The endpaper is the first thing you see when you open a book. Before the title page, before any text, there is this sheet — one half glued to the inside of the cover board, one half free, forming the first blank page of the book's interior. It is the threshold between the outside world and the world of the text, and for centuries binders and publishers have understood that threshold as an opportunity for decoration, ownership, and design.

The most celebrated endpapers are marbled — sheets of paper with swirling, chaotic patterns produced by floating pigments on water and laying paper across the surface to absorb the design. The technique originated in central Asia, traveled to Japan (where it became suminagashi), and reached Europe via Turkey in the 16th century. European bookbinders adopted it enthusiastically, and by the 17th and 18th centuries, marbled endpapers were standard in fine bindings. Each sheet of marbled paper is unique, produced by a process that cannot be exactly repeated, which means every marbled-endpaper book has endpapers found in no other copy in the world.

Modern publishers use endpapers in different ways. Mass-market paperbacks typically omit them entirely — the binding style doesn't require the structural connection a hardcover needs. Trade paperbacks sometimes include them as a design choice. Hardcovers almost always have endpapers, ranging from plain white or cream (the default in most commercial publishing) to printed designs that extend the book's visual identity. Publishers like Folio Society and fine presses treat endpaper design as integral to the reading experience, choosing or commissioning endpapers that complement the text's period, subject, or atmosphere.
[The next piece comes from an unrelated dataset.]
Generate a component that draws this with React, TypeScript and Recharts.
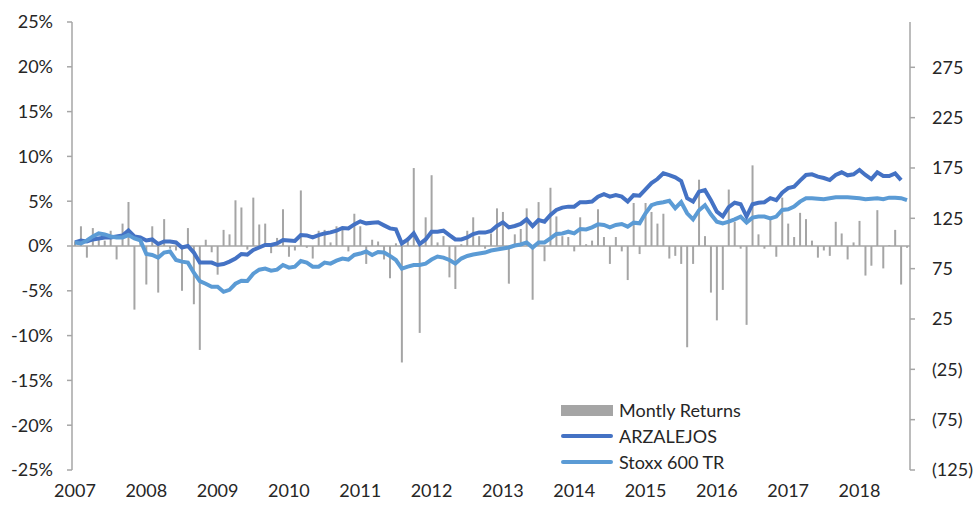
import React from 'react';
import {
  ComposedChart,
  Bar,
  Line,
  XAxis,
  YAxis,
  ReferenceLine,
} from 'recharts';

// Monthly returns in %, Jan 2007 .. Sep 2018
const monthlyReturns = [
  0.5, 2.2, -1.3, 2.0, 0.8, 0.6, 1.7, -1.5, 2.5, 4.9, -7.1, 0.3,
  -4.3, 2.2, -5.2, 3.0, -0.3, -0.5, -5.0, 2.0, -6.5, -11.6, 0.7, -0.7,
  -3.2, 1.8, 1.3, 5.1, 4.3, -0.4, 5.4, 2.4, 2.5, -0.8, 0.9, 4.1,
  -1.2, -0.5, 6.2, -0.2, -1.4, 1.7, 1.8, 0.4, 2.2, 1.9, -0.6, 3.6,
  2.2, -2.0, 0.7, 0.5, -1.5, -3.6, 0.3, -13.0, 1.0, 8.7, -9.7, 3.2,
  7.9, 0.4, 1.1, -3.5, -4.8, 0.2, 1.7, 3.2, 1.1, -0.3, 1.4, 4.2,
  3.8, -4.2, 1.3, 1.9, 4.2, -6.0, 4.9, -1.7, 6.5, 3.3, 1.1, 1.0,
  -0.6, 3.2, 0.2, 0.6, 4.1, 1.0, -2.0, 1.0, -0.6, -3.8, 4.8, -0.9,
  4.8, 3.8, 2.5, 3.6, -1.4, -1.1, -2.0, -11.3, -2.0, 7.4, 1.1, -5.2,
  -8.3, -4.9, 6.3, 2.7, -0.3, -8.8, 9.0, 1.3, -0.3, 2.9, -1.2, 5.4,
  2.5, 1.0, 3.7, 3.0, 0.6, -1.3, -0.5, -1.1, 2.7, 1.4, -1.5, 0.4,
  2.8, -3.3, -2.2, 4.0, -2.5, 0.1, 1.8, -4.3, -0.2,
];

// ARZALEJOS index (base 100)
const arzalejos: (number | null)[] = [
  101, 103, 102, 104, 105, 106, 106, 107, 108, 113, 107, 106,
  103, 104, 99.5, 102, 102, 101, 96, 97.5, 91, 81, 81, 81,
  78.6, 79.6, 82, 85, 89.6, 89, 93.5, 96, 98.5, 98.5, 100, 103.5,
  103, 102.5, 108.4, 108, 106, 108.4, 110, 111, 112.7, 115.4, 115, 119,
  122, 120, 120.7, 121, 118, 115, 114, 100, 104, 110, 99.5, 104,
  111.7, 111.7, 112.7, 108.4, 104, 104, 106, 109.4, 111, 110.8, 112.4, 117.4,
  121, 116, 117.4, 119.4, 124, 117.4, 123.3, 121.7, 128.3, 133.3, 135.6, 136.6,
  136.6, 141, 141, 141.6, 146.5, 149, 146.5, 148, 146.5, 141.6, 148, 147.5,
  153.8, 160, 164, 169.7, 168, 165.7, 162, 145, 141.6, 151.5, 153, 143,
  131.6, 127, 136, 140.5, 139, 126.8, 139, 140.5, 141, 145, 143, 150.5,
  155, 156.5, 162.4, 168, 168.7, 166.4, 165, 163, 168, 170.7, 167.7, 168.7,
  173, 168, 164, 170.7, 167, 167, 169.7, 163, null,
];

// Stoxx 600 TR index (base 100)
const stoxx600 = [
  101, 100, 103, 107, 110, 109, 107, 106, 106, 108.4, 105, 103,
  89.6, 88.6, 86, 91, 92, 83.6, 82, 81, 71, 62.7, 60, 57,
  57, 52, 54, 60, 63, 62.7, 70, 74, 75, 73, 74, 78.6,
  76, 77, 82.6, 81, 77, 77, 81, 80, 83, 85, 84, 88.6,
  90, 92, 88.6, 91.6, 91, 87.6, 83.6, 75, 77, 78.6, 78.6, 80,
  84, 87, 86, 83.6, 80, 85, 87.6, 89, 90, 91, 93, 94,
  95, 96, 98, 99, 101, 96, 101, 101, 105, 109.4, 110, 111.7,
  110, 114.4, 114, 116, 119, 118.4, 116, 118.4, 119.4, 116.7, 120.7, 120,
  130, 138, 140, 141, 142.5, 135, 141, 130, 124, 133, 138, 129,
  121.7, 120, 121.7, 124, 126.6, 120.7, 125.7, 126.7, 126.7, 125, 126.7, 133.3,
  134, 136.6, 141.6, 145, 145, 144.5, 144, 145, 146, 146, 146, 145.5,
  145, 144, 144.5, 145, 144, 145.5, 145.5, 145, 143,
];

const leftTicks = [-25, -20, -15, -10, -5, 0, 5, 10, 15, 20, 25];
const rightTicks = [-125, -75, -25, 25, 75, 125, 175, 225, 275];

const months = monthlyReturns.map(
  (_, i) => `${2007 + Math.floor(i / 12)}-${String((i % 12) + 1).padStart(2, '0')}`
);

const data = months.map((m, i) => ({
  month: m,
  returns: monthlyReturns[i],
  arzalejos: arzalejos[i],
  stoxx: stoxx600[i],
}));

const FONT = 'Lato, "Open Sans", sans-serif';
const AXIS = '#a6a6a6';
const TEXT = '#262626';

const legendItems = [
  { label: 'Montly Returns', color: '#a5a5a5', kind: 'bar' },
  { label: 'ARZALEJOS', color: '#4472c4', kind: 'line' },
  { label: 'Stoxx 600 TR', color: '#5b9bd5', kind: 'line' },
];

// legend sits over the plot, bottom right
const ChartLegend = () => (
  <div
    style={{
      position: 'absolute',
      left: 561,
      top: 397,
      fontFamily: FONT,
      fontSize: 18,
      color: TEXT,
    }}
  >
    {legendItems.map((item) => (
      <div key={item.label} style={{ display: 'flex', alignItems: 'center', height: 26 }}>
        <div
          style={{
            width: 52,
            height: item.kind === 'bar' ? 11 : 4,
            borderRadius: item.kind === 'bar' ? 0 : 2,
            backgroundColor: item.color,
            marginRight: 6,
          }}
        />
        <span>{item.label}</span>
      </div>
    ))}
  </div>
);

export default function App() {
  return (
    <div style={{ position: 'absolute', left: 0, top: 0, width: 980, height: 505, background: '#fff' }}>
      <ComposedChart
        width={980}
        height={505}
        data={data}
        margin={{ top: 22, right: 0, bottom: 0, left: 0 }}
        barCategoryGap={0}
      >
        <XAxis
          dataKey="month"
          interval={11}
          axisLine={false}
          tickLine={false}
          height={35}
          tickMargin={8}
          tickFormatter={(v: string) => v.slice(0, 4)}
          tick={{ fontSize: 18, fill: TEXT, fontFamily: FONT }}
        />
        <YAxis
          yAxisId="left"
          domain={[-25, 25]}
          ticks={leftTicks}
          width={72}
          tickSize={5}
          tickMargin={14}
          axisLine={{ stroke: AXIS, strokeWidth: 1.5 }}
          tickLine={{ stroke: AXIS, strokeWidth: 1.5 }}
          tickFormatter={(v: number) => `${v}%`}
          tick={{ fontSize: 18, fill: TEXT, fontFamily: FONT }}
        />
        <YAxis
          yAxisId="right"
          orientation="right"
          domain={[-125, 320]}
          ticks={rightTicks}
          width={70}
          tickSize={5}
          tickMargin={17}
          axisLine={{ stroke: AXIS, strokeWidth: 1.5 }}
          tickLine={{ stroke: AXIS, strokeWidth: 1.5 }}
          tickFormatter={(v: number) => (v < 0 ? `(${-v})` : `${v}`)}
          tick={{ fontSize: 18, fill: TEXT, fontFamily: FONT, textAnchor: 'start' }}
        />
        <ReferenceLine yAxisId="left" y={0} stroke={AXIS} strokeWidth={1.5} />
        <Bar
          yAxisId="left"
          dataKey="returns"
          name="Montly Returns"
          fill="#a5a5a5"
          barSize={2}
          isAnimationActive={false}
        />
        <Line
          yAxisId="right"
          type="linear"
          dataKey="arzalejos"
          name="ARZALEJOS"
          stroke="#4472c4"
          strokeWidth={4}
          dot={false}
          isAnimationActive={false}
        />
        <Line
          yAxisId="right"
          type="linear"
          dataKey="stoxx"
          name="Stoxx 600 TR"
          stroke="#5b9bd5"
          strokeWidth={4}
          dot={false}
          isAnimationActive={false}
        />
      </ComposedChart>
      <ChartLegend />
    </div>
  );
}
When endpapers fail — which happens most commonly as a book ages and the paste-down (the half glued to the board) begins to separate — it's a sign of either poor adhesive, humidity damage, or heavy use. A partially detached endpaper is called "starting" or "loosening," and in severe cases the entire paste-down pulls free. For a book you care about, early separation can be repaired by a conservator with appropriate adhesive; left alone, it usually worsens and can destabilize the binding.
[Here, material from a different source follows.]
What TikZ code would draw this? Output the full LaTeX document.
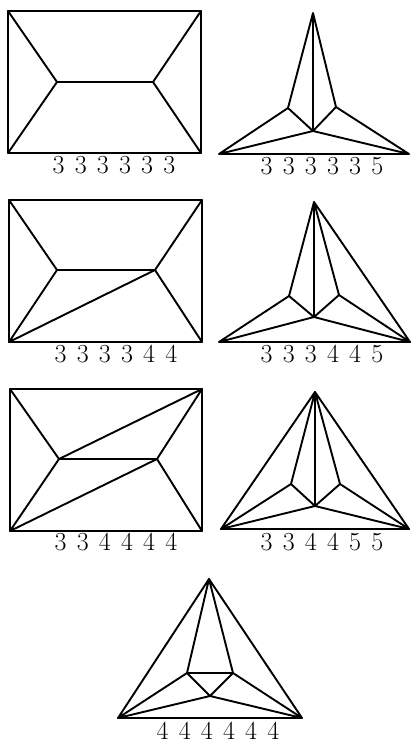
\documentclass[tikz,border=0pt]{standalone}
\begin{document}
\begin{tikzpicture}[x=1pt,y=-1pt,
  edge/.style={line width=1.9pt,line join=round,line cap=round},
  lbl/.style={inner sep=0pt,font={\fontsize{26}{30}\selectfont\spaceskip=10.2pt\relax}}]
\useasboundingbox (0,0) rectangle (412,745);
% Panel 1
\coordinate (a1) at (8,11); \coordinate (b1) at (201,11);
\coordinate (c1) at (201,153); \coordinate (d1) at (8,153);
\coordinate (p1) at (57,82); \coordinate (q1) at (153,82);
\draw[edge] (a1) -- (b1) -- (c1) -- (d1) -- cycle;
\draw[edge] (a1) -- (p1) -- (d1) (p1) -- (q1) (b1) -- (q1) -- (c1);
\node[lbl] (t1) at (114,165) {3 3 3 3 3 3};
% Panel 2
\coordinate (T2) at (313,13); \coordinate (L2) at (219,154); \coordinate (R2) at (409,154);
\coordinate (x2) at (288,108); \coordinate (y2) at (336,107); \coordinate (z2) at (313,131);
\draw[edge] (L2) -- (R2) (T2) -- (x2) (T2) -- (y2) (T2) -- (z2)
  (x2) -- (z2) -- (y2) (x2) -- (L2) (y2) -- (R2) (z2) -- (L2) (z2) -- (R2);
\node[lbl] (t2) at (322,166) {3 3 3 3 3 5};
% Panel 3
\coordinate (a3) at (9,200); \coordinate (b3) at (202,200);
\coordinate (c3) at (202,342); \coordinate (d3) at (9,342);
\coordinate (p3) at (57,270); \coordinate (q3) at (155,270);
\draw[edge] (a3) -- (b3) -- (c3) -- (d3) -- cycle;
\draw[edge] (a3) -- (p3) -- (d3) (p3) -- (q3) (b3) -- (q3) -- (c3) (d3) -- (q3);
\node[lbl] (t3) at (116,354) {3 3 3 3 4 4};
% Panel 4
\coordinate (T4) at (314,202); \coordinate (L4) at (219,342); \coordinate (R4) at (410,342);
\coordinate (x4) at (289,296); \coordinate (y4) at (339,295); \coordinate (z4) at (314,317);
\draw[edge] (L4) -- (R4) (T4) -- (x4) (T4) -- (y4) (T4) -- (z4) (T4) -- (R4)
  (x4) -- (z4) -- (y4) (x4) -- (L4) (y4) -- (R4) (z4) -- (L4) (z4) -- (R4);
\node[lbl] (t4) at (322,354) {3 3 3 4 4 5};
% Panel 5
\coordinate (a5) at (10,389); \coordinate (b5) at (202,389);
\coordinate (c5) at (202,531); \coordinate (d5) at (10,531);
\coordinate (p5) at (59,459); \coordinate (q5) at (157,459);
\draw[edge] (a5) -- (b5) -- (c5) -- (d5) -- cycle;
\draw[edge] (a5) -- (p5) -- (d5) (p5) -- (q5) (b5) -- (q5) -- (c5) (d5) -- (q5) (b5) -- (p5);
\node[lbl] (t5) at (116,542) {3 3 4 4 4 4};
% Panel 6
\coordinate (T6) at (315,392); \coordinate (L6) at (221,529); \coordinate (R6) at (409,529);
\coordinate (x6) at (291,484); \coordinate (y6) at (340,484); \coordinate (z6) at (315,506);
\draw[edge] (L6) -- (R6) (T6) -- (x6) (T6) -- (y6) (T6) -- (z6) (T6) -- (R6) (T6) -- (L6)
  (x6) -- (z6) -- (y6) (x6) -- (L6) (y6) -- (R6) (z6) -- (L6) (z6) -- (R6);
\node[lbl] (t6) at (322,542) {3 3 4 4 5 5};
% Panel 7
\coordinate (T7) at (209,579); \coordinate (L7) at (118,718); \coordinate (R7) at (302,718);
\coordinate (x7) at (187,673); \coordinate (y7) at (233,673); \coordinate (z7) at (210,696);
\draw[edge] (L7) -- (R7) (T7) -- (L7) (T7) -- (R7) (T7) -- (x7) (T7) -- (y7) (x7) -- (y7)
  (x7) -- (z7) -- (y7) (x7) -- (L7) (y7) -- (R7) (z7) -- (L7) (z7) -- (R7);
\node[lbl] (t7) at (218,731) {4 4 4 4 4 4};
\end{tikzpicture}
\end{document}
The functional difference between an endpaper and a flyleaf is often blurred in casual use, but technically the endpaper is the structural element — the double sheet that connects block to board — while the flyleaf is the free leaf attached to the endpaper. In practical terms, the endpaper is the page glued to the inside cover, and the flyleaf is the first loose page. Both are often blank, and both are sites where readers leave their marks: names, dates, inscriptions, the evidence of ownership that makes every copy of a book an individual object.